Request |
Show every line where "this" occurs.

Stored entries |
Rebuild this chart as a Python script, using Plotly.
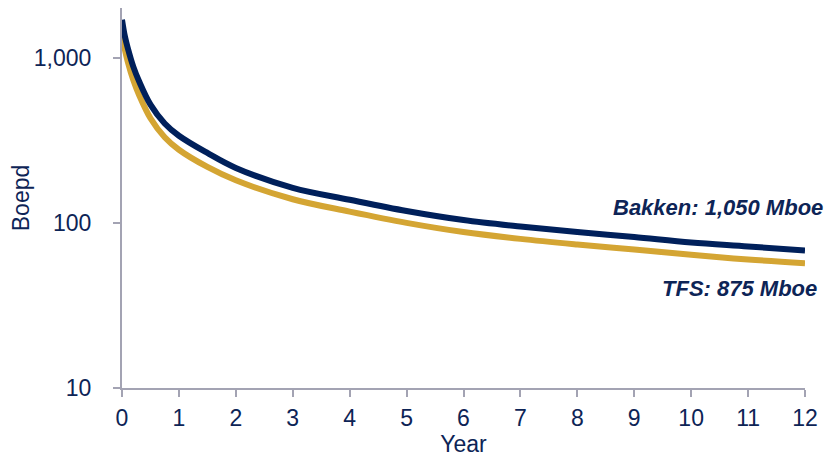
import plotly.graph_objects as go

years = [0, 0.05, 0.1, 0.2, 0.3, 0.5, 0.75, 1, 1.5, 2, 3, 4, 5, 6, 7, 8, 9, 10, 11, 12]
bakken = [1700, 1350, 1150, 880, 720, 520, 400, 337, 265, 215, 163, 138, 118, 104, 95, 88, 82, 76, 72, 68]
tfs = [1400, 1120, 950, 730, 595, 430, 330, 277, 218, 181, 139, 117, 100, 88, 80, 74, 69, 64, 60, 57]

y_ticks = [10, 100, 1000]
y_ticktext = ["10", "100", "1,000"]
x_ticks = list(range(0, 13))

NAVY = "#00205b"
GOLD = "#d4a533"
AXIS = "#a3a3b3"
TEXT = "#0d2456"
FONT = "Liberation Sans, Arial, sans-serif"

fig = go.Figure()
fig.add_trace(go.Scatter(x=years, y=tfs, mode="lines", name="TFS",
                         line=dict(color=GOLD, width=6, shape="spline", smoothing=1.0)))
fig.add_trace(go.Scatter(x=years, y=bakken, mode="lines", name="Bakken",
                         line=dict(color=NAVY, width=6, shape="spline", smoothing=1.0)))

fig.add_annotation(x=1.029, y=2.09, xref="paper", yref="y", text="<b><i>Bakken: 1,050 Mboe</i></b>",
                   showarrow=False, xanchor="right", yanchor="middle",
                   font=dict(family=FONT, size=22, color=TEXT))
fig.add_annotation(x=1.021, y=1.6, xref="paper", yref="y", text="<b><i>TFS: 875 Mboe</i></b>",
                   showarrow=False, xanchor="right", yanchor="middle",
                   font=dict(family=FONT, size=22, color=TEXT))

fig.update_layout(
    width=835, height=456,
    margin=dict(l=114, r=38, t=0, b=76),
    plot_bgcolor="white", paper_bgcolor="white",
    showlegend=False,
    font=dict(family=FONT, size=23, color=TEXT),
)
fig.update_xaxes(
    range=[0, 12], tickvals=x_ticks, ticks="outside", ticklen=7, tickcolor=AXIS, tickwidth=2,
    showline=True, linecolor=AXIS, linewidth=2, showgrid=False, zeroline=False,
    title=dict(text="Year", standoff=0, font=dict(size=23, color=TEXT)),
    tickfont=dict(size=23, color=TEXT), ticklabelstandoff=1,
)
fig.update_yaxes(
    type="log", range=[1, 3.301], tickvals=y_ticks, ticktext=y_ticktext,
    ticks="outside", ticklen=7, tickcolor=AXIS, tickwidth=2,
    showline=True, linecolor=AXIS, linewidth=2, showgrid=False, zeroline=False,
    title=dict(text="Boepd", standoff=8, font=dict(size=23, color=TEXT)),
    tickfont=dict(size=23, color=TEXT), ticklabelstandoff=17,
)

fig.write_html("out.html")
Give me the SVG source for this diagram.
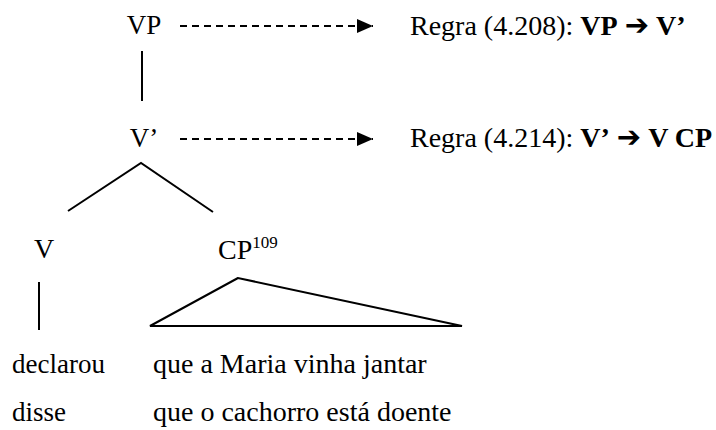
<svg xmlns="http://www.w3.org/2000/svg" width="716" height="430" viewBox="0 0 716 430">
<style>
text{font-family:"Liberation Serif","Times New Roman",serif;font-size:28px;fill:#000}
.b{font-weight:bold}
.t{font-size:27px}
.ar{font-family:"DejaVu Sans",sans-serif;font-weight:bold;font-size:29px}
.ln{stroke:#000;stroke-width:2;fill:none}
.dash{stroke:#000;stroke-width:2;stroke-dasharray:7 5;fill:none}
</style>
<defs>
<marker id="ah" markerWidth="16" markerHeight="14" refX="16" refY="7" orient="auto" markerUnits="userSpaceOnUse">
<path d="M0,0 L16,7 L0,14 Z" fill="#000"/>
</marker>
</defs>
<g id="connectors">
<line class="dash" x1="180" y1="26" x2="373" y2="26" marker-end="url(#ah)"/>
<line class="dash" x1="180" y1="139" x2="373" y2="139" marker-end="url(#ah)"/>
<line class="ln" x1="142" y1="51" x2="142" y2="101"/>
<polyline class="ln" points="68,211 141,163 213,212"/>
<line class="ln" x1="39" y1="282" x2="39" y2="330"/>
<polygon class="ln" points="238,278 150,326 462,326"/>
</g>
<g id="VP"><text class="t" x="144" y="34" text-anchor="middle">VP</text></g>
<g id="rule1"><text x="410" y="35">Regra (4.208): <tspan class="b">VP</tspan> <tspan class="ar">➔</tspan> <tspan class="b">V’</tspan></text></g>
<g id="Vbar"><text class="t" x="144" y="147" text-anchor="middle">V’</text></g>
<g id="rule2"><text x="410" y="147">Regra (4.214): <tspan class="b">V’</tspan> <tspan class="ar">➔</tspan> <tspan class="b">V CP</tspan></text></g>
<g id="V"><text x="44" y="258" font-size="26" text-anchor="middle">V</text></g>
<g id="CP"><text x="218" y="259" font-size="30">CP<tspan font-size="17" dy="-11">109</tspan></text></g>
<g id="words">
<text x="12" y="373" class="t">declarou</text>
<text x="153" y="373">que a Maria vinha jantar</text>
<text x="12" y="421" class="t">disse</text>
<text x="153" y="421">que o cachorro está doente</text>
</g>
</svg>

Complete output |
Rebuild this chart as a Python script, using Plotly.
Give me the SVG source for this diagram.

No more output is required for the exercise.